Let $I$ be the open interval $(-1, 1)$. Consider the bilinear form on $H^1_0 (I)$ $$ a(u, v) = \int_I [ u'v' + uv + \lambda u(0) v], $$ where $\lambda \in \mathbb R$ is fixed. I am trying to solve a problem in Brezis' Functional Analysis
Exercise 8.27
Check that $a(u, v)$ is a continuous bilinear form on $H_0^1(I)$.
Prove that if $|\lambda|<\sqrt{2}$, the bilinear form $a$ is coercive.
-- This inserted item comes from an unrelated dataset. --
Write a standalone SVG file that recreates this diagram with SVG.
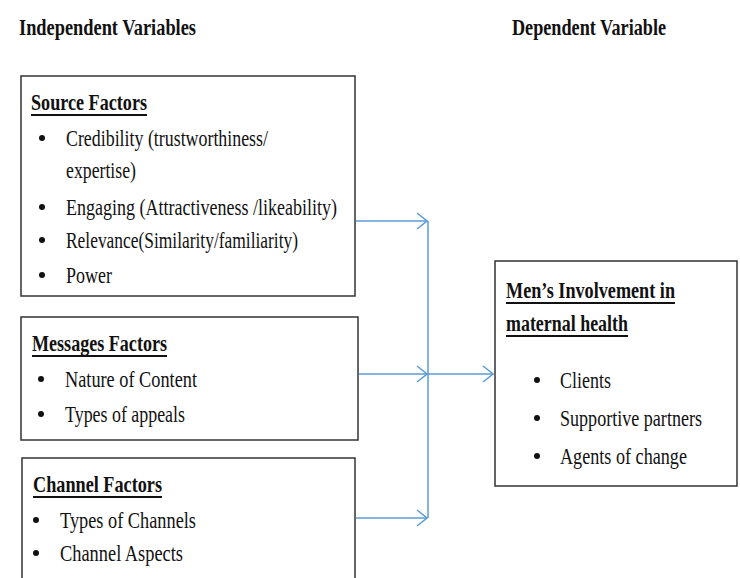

Deduce that if $|\lambda|<\sqrt{2}$, then for every $f \in L^2(I)$ there exists a unique solution $u \in H^2(I) \cap H_0^1(I)$ of the problem $$ (1) \quad \begin{cases} -u'' + u-\lambda u(0)=f \quad \text {on} \quad I, \\ u(-1)=u(1)=0. \end{cases} $$
Prove that there exists a unique value $\lambda=\lambda_0 \in \mathbb{R}$, to be determined explicitly, such that the problem $$ (2) \quad \begin{cases} -u'' + u=\lambda u(0) \quad \text {on} \quad I, \\ u(-1)=u(1)=0. \end{cases} $$ admits a solution $u \not \equiv 0$.
Prove that if $\lambda \neq \lambda_0$, then for every $f \in L^2(I)$ there exists a unique solution $u \in H^2(I) \cap H_0^1(I)$ of $(1)$.
There are possibly subtle mistakes that I could not recognize in my below attempt of (4.) and (5.). Could you please have a check on it?
If $\lambda u(0)=0$ then $(2)$ clearly has a unique solution $u=0$. Next we consider $\lambda u(0)\neq 0$. Let $v= \frac{u}{\lambda u(0)}$. Then $(2)$ is equivalent to $$ (3) \quad \begin{cases} -v'' + v=1 \quad \text {on} \quad I, \\ u(-1)=u(1)=0. \end{cases} $$ Using Maple or Mathematica, we get $$ v (x) = 1-\frac{e^{x+1} + e^{-x+1}}{1+e^2}, \quad x \in \bar I. $$ Then $v(0)=\frac{(1-e)^2}{1+e^2}$. Clearly, $\lambda_0 = \frac{1}{v(0)}= \frac{1+e^2}{(1-e)^2}$.
For $f \in L^2 (I)$, there is a unique solution $u \in H^2(I)$ of $$ (4) \quad \begin{cases} -u'' + u=f \quad \text {on} \quad I, \\ u(-1)=u(1)=0. \end{cases} $$ Clearly, the map $S: L^2 (I) \to L^2(I), f \mapsto u$ is linear. The equation $(1)$ is equivalent to $$ u = S(f + \lambda u(0))=Sf + \lambda u(0) S \mathbf{1}. $$ We have from (4.) that $S \mathbf{1}=v$. Then $(1)$ is equivalent to $u=Sf+\lambda u(0) v$. In particular, $u(0)=(Sf)(0)+ \lambda u(0) v(0)$ or equiavelently $(1-\lambda v(0)) u(0) = (Sf)(0)$. If $\lambda \neq \lambda_0 = \frac{1}{v(0)}$ then $u(0) = \frac{(Sf)(0)}{1-\lambda v(0)}$ is well-defined. In this case, $u$ is well-defined and is the unique solution of $(1)$.